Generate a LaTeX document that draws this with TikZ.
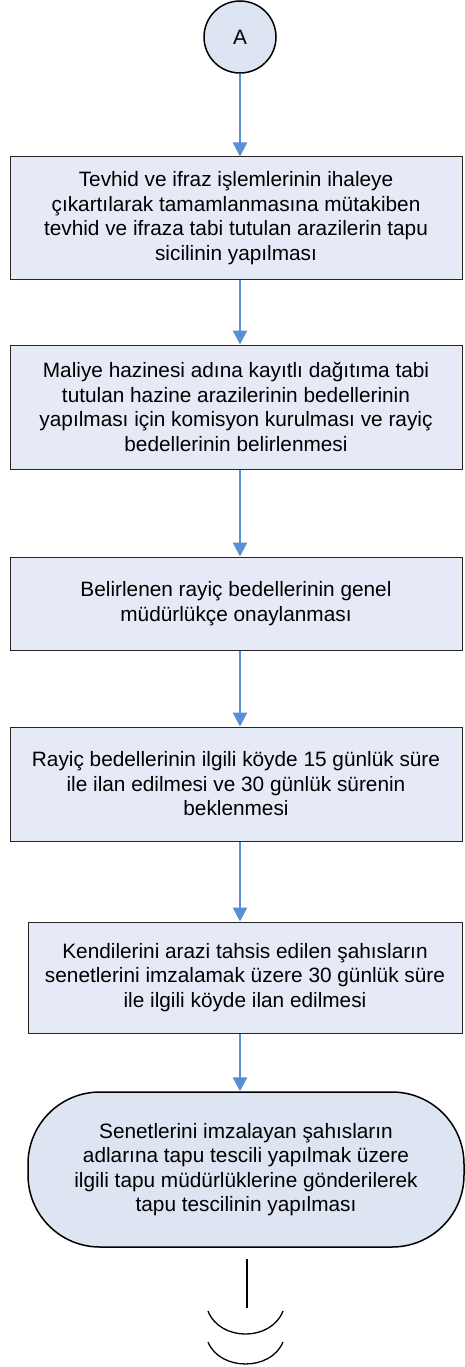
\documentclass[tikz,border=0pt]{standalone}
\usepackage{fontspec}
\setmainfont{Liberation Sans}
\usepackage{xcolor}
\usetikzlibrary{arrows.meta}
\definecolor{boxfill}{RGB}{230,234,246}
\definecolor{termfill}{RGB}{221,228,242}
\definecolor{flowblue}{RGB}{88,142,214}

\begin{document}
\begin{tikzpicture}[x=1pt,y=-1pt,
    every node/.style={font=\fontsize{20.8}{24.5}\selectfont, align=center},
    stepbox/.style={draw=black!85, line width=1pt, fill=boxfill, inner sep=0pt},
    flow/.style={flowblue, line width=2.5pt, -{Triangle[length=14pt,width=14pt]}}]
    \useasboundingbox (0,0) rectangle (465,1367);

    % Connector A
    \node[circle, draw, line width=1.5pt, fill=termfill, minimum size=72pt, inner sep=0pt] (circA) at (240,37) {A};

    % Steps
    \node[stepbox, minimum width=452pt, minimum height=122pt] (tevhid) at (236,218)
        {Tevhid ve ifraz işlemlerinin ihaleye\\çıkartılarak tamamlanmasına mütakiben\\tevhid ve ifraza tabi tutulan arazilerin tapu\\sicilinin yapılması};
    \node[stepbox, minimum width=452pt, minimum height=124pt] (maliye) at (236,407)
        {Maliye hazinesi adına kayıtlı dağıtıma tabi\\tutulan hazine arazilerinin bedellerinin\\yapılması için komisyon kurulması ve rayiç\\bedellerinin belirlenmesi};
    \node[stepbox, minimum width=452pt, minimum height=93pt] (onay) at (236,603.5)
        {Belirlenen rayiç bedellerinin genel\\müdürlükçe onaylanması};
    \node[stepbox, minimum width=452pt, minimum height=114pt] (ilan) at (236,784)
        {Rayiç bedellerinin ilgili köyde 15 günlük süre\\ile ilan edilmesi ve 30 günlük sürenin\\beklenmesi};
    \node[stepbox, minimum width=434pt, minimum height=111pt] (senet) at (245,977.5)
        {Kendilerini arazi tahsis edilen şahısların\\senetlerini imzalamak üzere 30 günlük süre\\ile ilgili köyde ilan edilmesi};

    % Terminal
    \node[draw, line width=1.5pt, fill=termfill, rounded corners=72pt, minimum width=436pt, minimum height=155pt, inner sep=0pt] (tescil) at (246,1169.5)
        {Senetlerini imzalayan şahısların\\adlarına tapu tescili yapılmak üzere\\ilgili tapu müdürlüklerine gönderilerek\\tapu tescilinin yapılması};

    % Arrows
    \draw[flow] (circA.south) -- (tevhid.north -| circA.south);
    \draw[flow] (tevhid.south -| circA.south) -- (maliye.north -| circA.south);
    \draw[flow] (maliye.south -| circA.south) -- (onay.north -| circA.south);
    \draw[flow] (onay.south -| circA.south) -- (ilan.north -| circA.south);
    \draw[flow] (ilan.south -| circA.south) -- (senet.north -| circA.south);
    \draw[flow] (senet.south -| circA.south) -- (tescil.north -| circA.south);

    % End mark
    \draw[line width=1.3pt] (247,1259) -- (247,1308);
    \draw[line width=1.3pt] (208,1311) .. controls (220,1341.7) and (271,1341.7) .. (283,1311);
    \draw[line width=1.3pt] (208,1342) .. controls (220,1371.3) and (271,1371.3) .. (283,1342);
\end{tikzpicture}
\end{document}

**SET TASK**: Omit any images, then output the listing exactly.

**WRITTEN SOLUTION**:
Generate a LaTeX document that draws this with TikZ.
\documentclass[tikz,border=0pt]{standalone}
\usepackage{fontspec}
\setmainfont{Liberation Sans}
\usepackage{xcolor}
\usetikzlibrary{arrows.meta}
\definecolor{boxfill}{RGB}{230,234,246}
\definecolor{termfill}{RGB}{221,228,242}
\definecolor{flowblue}{RGB}{88,142,214}

\begin{document}
\begin{tikzpicture}[x=1pt,y=-1pt,
    every node/.style={font=\fontsize{20.8}{24.5}\selectfont, align=center},
    stepbox/.style={draw=black!85, line width=1pt, fill=boxfill, inner sep=0pt},
    flow/.style={flowblue, line width=2.5pt, -{Triangle[length=14pt,width=14pt]}}]
    \useasboundingbox (0,0) rectangle (465,1367);

    % Connector A
    \node[circle, draw, line width=1.5pt, fill=termfill, minimum size=72pt, inner sep=0pt] (circA) at (240,37) {A};

    % Steps
    \node[stepbox, minimum width=452pt, minimum height=122pt] (tevhid) at (236,218)
        {Tevhid ve ifraz işlemlerinin ihaleye\\çıkartılarak tamamlanmasına mütakiben\\tevhid ve ifraza tabi tutulan arazilerin tapu\\sicilinin yapılması};
    \node[stepbox, minimum width=452pt, minimum height=124pt] (maliye) at (236,407)
        {Maliye hazinesi adına kayıtlı dağıtıma tabi\\tutulan hazine arazilerinin bedellerinin\\yapılması için komisyon kurulması ve rayiç\\bedellerinin belirlenmesi};
    \node[stepbox, minimum width=452pt, minimum height=93pt] (onay) at (236,603.5)
        {Belirlenen rayiç bedellerinin genel\\müdürlükçe onaylanması};
    \node[stepbox, minimum width=452pt, minimum height=114pt] (ilan) at (236,784)
        {Rayiç bedellerinin ilgili köyde 15 günlük süre\\ile ilan edilmesi ve 30 günlük sürenin\\beklenmesi};
    \node[stepbox, minimum width=434pt, minimum height=111pt] (senet) at (245,977.5)
        {Kendilerini arazi tahsis edilen şahısların\\senetlerini imzalamak üzere 30 günlük süre\\ile ilgili köyde ilan edilmesi};

    % Terminal
    \node[draw, line width=1.5pt, fill=termfill, rounded corners=72pt, minimum width=436pt, minimum height=155pt, inner sep=0pt] (tescil) at (246,1169.5)
        {Senetlerini imzalayan şahısların\\adlarına tapu tescili yapılmak üzere\\ilgili tapu müdürlüklerine gönderilerek\\tapu tescilinin yapılması};

    % Arrows
    \draw[flow] (circA.south) -- (tevhid.north -| circA.south);
    \draw[flow] (tevhid.south -| circA.south) -- (maliye.north -| circA.south);
    \draw[flow] (maliye.south -| circA.south) -- (onay.north -| circA.south);
    \draw[flow] (onay.south -| circA.south) -- (ilan.north -| circA.south);
    \draw[flow] (ilan.south -| circA.south) -- (senet.north -| circA.south);
    \draw[flow] (senet.south -| circA.south) -- (tescil.north -| circA.south);

    % End mark
    \draw[line width=1.3pt] (247,1259) -- (247,1308);
    \draw[line width=1.3pt] (208,1311) .. controls (220,1341.7) and (271,1341.7) .. (283,1311);
    \draw[line width=1.3pt] (208,1342) .. controls (220,1371.3) and (271,1371.3) .. (283,1342);
\end{tikzpicture}
\end{document}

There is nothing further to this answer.